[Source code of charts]
•••

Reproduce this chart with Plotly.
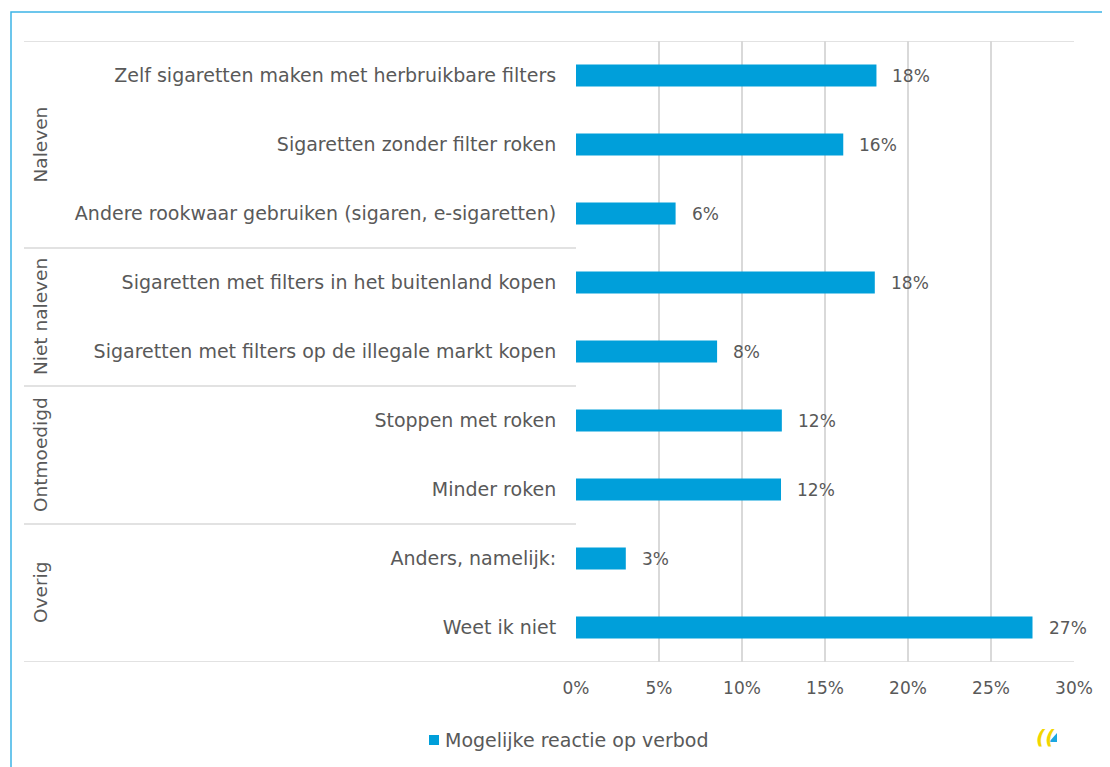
import plotly.graph_objects as go

categories = [
    "Zelf sigaretten maken met herbruikbare filters",
    "Sigaretten zonder filter roken",
    "Andere rookwaar gebruiken (sigaren, e-sigaretten)",
    "Sigaretten met filters in het buitenland kopen",
    "Sigaretten met filters op de illegale markt kopen",
    "Stoppen met roken",
    "Minder roken",
    "Anders, namelijk:",
    "Weet ik niet",
]
values = [18.1, 16.1, 6.0, 18.0, 8.5, 12.4, 12.35, 3.0, 27.5]
value_labels = ["18%", "16%", "6%", "18%", "8%", "12%", "12%", "3%", "27%"]
groups = ["Naleven", "Niet naleven", "Ontmoedigd", "Overig"]
group_sizes = [3, 2, 2, 2]
x_ticks = [0, 5, 10, 15, 20, 25, 30]
x_ticklabels = ["0%", "5%", "10%", "15%", "20%", "25%", "30%"]
series_name = "Mogelijke reactie op verbod"

BAR = "#009fda"
TXT = "#595959"
GRID = "#d9d9d9"
FONT = "DejaVu Sans"
FS_TXT = 19
FS_NUM = 17
FS_GRP = 18.5

# page has an 8px body margin; figure coordinates = screen coordinates - 8
OFF = 8
W, H = 1110 - OFF, 767 - OFF
PX0, PX1, PY0, PY1 = 576, 1074, 41, 662  # plot area in screen pixels
L, R, T, B = PX0 - OFF, W - (PX1 - OFF), PY0 - OFF, H - (PY1 - OFF)

def sx(px):
    return (px - PX0) / (PX1 - PX0)

def sy(py):
    return (PY1 - py) / (PY1 - PY0)

idx = list(range(len(categories)))

fig = go.Figure()
fig.add_trace(go.Bar(
    x=values, y=idx, orientation="h", name=series_name,
    marker=dict(color=BAR, line=dict(width=0)),
    width=0.32, showlegend=False,
    hovertemplate="%{x}%<extra></extra>",
))

shapes = []
annotations = []
# outer blue frame (only left and top edges visible)
shapes.append(dict(type="rect", xref="paper", yref="paper",
                   x0=sx(11), x1=sx(1140), y0=sy(800), y1=sy(12),
                   line=dict(color="#3cb4e6", width=1.5), layer="below"))
# top and bottom lines across full width
for yv in [-0.5, len(categories) - 0.5]:
    shapes.append(dict(type="line", xref="paper", yref="y",
                       x0=sx(24), x1=1, y0=yv, y1=yv,
                       line=dict(color=GRID, width=1.5)))
# group separators and labels
start = 0
for g, n in zip(groups, group_sizes):
    end = start + n
    if end < len(categories):
        shapes.append(dict(type="line", xref="paper", yref="y",
                           x0=sx(24), x1=0, y0=end - 0.5, y1=end - 0.5,
                           line=dict(color=GRID, width=1.5)))
    annotations.append(dict(x=sx(40), xref="paper",
                            y=(start + end - 1) / 2, yref="y",
                            text=g, textangle=-90, showarrow=False,
                            font=dict(family=FONT, size=FS_GRP, color=TXT),
                            xanchor="center", yanchor="middle"))
    start = end

# data labels
for v, lab, i in zip(values, value_labels, idx):
    annotations.append(dict(x=v, y=i, xref="x", yref="y", text=lab,
                            showarrow=False, xanchor="left", yanchor="middle",
                            xshift=14, font=dict(family=FONT, size=FS_NUM, color=TXT)))

# legend (manual)
shapes.append(dict(type="rect", xref="paper", yref="paper",
                   x0=sx(429), x1=sx(439), y0=sy(745), y1=sy(735),
                   fillcolor=BAR, line=dict(width=0)))
annotations.append(dict(x=sx(443), y=sy(740), xref="paper", yref="paper",
                        text=series_name, showarrow=False,
                        xanchor="left", yanchor="middle",
                        font=dict(family=FONT, size=FS_TXT, color=TXT)))

# small logo approximation
annotations.append(dict(x=sx(1045), y=sy(737), xref="paper", yref="paper",
                        text="<b><i>((</i></b>", showarrow=False,
                        font=dict(family=FONT, size=20, color="#f2d600"),
                        xanchor="center", yanchor="middle"))
shapes.append(dict(type="path", xref="paper", yref="paper",
                   path=f"M {sx(1049)},{sy(742)} L {sx(1057)},{sy(742)} L {sx(1057)},{sy(733)} Z",
                   fillcolor="#1aa7e0", line=dict(width=0)))

fig.update_layout(
    width=W, height=H,
    margin=dict(l=L, r=R, t=T, b=B),
    paper_bgcolor="white", plot_bgcolor="white",
    font=dict(family=FONT, size=FS_TXT, color=TXT),
    showlegend=False,
    xaxis=dict(range=[0, 30], tickvals=x_ticks, ticktext=x_ticklabels,
               showgrid=True, gridcolor=GRID, gridwidth=1.5,
               zeroline=False, showline=False,
               ticks="outside", ticklen=11, tickcolor="rgba(0,0,0,0)",
               tickfont=dict(family=FONT, size=FS_NUM, color=TXT)),
    yaxis=dict(range=[len(categories) - 0.5, -0.5], tickvals=idx, ticktext=categories,
               showgrid=False, zeroline=False, showline=False,
               ticks="outside", ticklen=15, tickcolor="rgba(0,0,0,0)",
               tickfont=dict(family=FONT, size=FS_TXT, color=TXT)),
    shapes=shapes, annotations=annotations,
)

fig.write_html("out.html")
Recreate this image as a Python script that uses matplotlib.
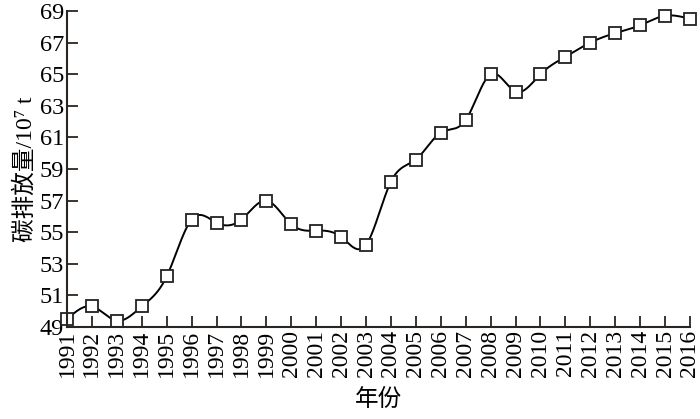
import numpy as np
import matplotlib
matplotlib.use("Agg")
import matplotlib.pyplot as plt

years = list(range(1991, 2017))
emissions = [49.5, 50.3, 49.4, 50.3, 52.2, 55.8, 55.6, 55.8, 57.0, 55.5,
             55.1, 54.7, 54.2, 58.2, 59.6, 61.3, 62.1, 65.0, 63.9, 65.0,
             66.1, 67.0, 67.6, 68.1, 68.7, 68.5]
y_ticks = [49, 51, 53, 55, 57, 59, 61, 63, 65, 67, 69]


def natural_spline(x, y, n=2000):
    x = np.asarray(x, float)
    y = np.asarray(y, float)
    k = len(x)
    h = np.diff(x)
    A = np.zeros((k, k))
    b = np.zeros(k)
    A[0, 0] = A[-1, -1] = 1
    for i in range(1, k - 1):
        A[i, i - 1] = h[i - 1]
        A[i, i] = 2 * (h[i - 1] + h[i])
        A[i, i + 1] = h[i]
        b[i] = 3 * ((y[i + 1] - y[i]) / h[i] - (y[i] - y[i - 1]) / h[i - 1])
    c = np.linalg.solve(A, b)
    xs = np.linspace(x[0], x[-1], n)
    idx = np.clip(np.searchsorted(x, xs) - 1, 0, k - 2)
    dx = xs - x[idx]
    hi = h[idx]
    bi = (y[idx + 1] - y[idx]) / hi - hi * (2 * c[idx] + c[idx + 1]) / 3
    di = (c[idx + 1] - c[idx]) / (3 * hi)
    ys = y[idx] + bi * dx + c[idx] * dx ** 2 + di * dx ** 3
    return xs, ys


plt.rcParams['font.family'] = ['Liberation Serif', 'DejaVu Serif']

fig = plt.figure(figsize=(7, 4.19), dpi=100)
ax = fig.add_axes([0.0957, 0.2196, 0.8900, 0.7541])

xs, ys = natural_spline(years, emissions)
ax.plot(xs, ys, color='black', lw=1.4, clip_on=False)
ax.plot(years, emissions, 's', ms=9, mfc='white', mec='#222222', mew=1.3,
        clip_on=False)

ax.set_xlim(1991, 2016)
ax.set_ylim(49, 69)
ax.set_xticks(years)
ax.set_xticklabels([str(y) for y in years], rotation=90, fontsize=17)
ax.set_yticks(y_ticks)
ax.set_yticklabels([str(v) for v in y_ticks], fontsize=17.5)

ax.spines['top'].set_visible(False)
ax.spines['right'].set_visible(False)
for s in ('left', 'bottom'):
    ax.spines[s].set_linewidth(1.5)
    ax.spines[s].set_color('#2a2520')
ax.tick_params(direction='in', length=8, width=1.3, color='#2a2520', pad=2)

ax.set_ylabel('碳排放量/10⁷ t', fontsize=17,
              family=['Liberation Serif', 'Noto Sans CJK SC', 'DejaVu Sans'],
              labelpad=2)
ax.set_xlabel('年份', fontsize=17,
              family=['Noto Sans CJK SC', 'DejaVu Sans'], labelpad=8)

fig.savefig('out.png', dpi=100)
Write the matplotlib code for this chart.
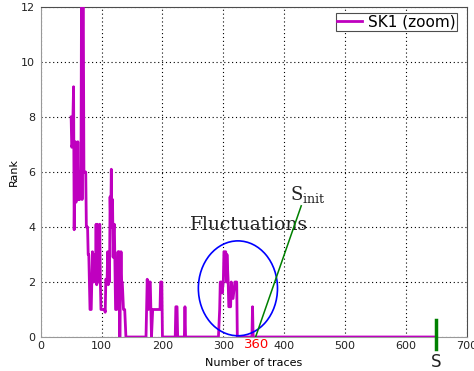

•••

Reproduce exactly the section that begins with the line containing "Recreate this image" and ends with the line containing "import matplotlib.pyplot as plt". Both boundary lines belong in the copy, but pictures do not.

### [FINAL RESULT]
Recreate this image as a Python script that uses matplotlib.
import numpy as np
import matplotlib
matplotlib.use("Agg")
import matplotlib.pyplot as plt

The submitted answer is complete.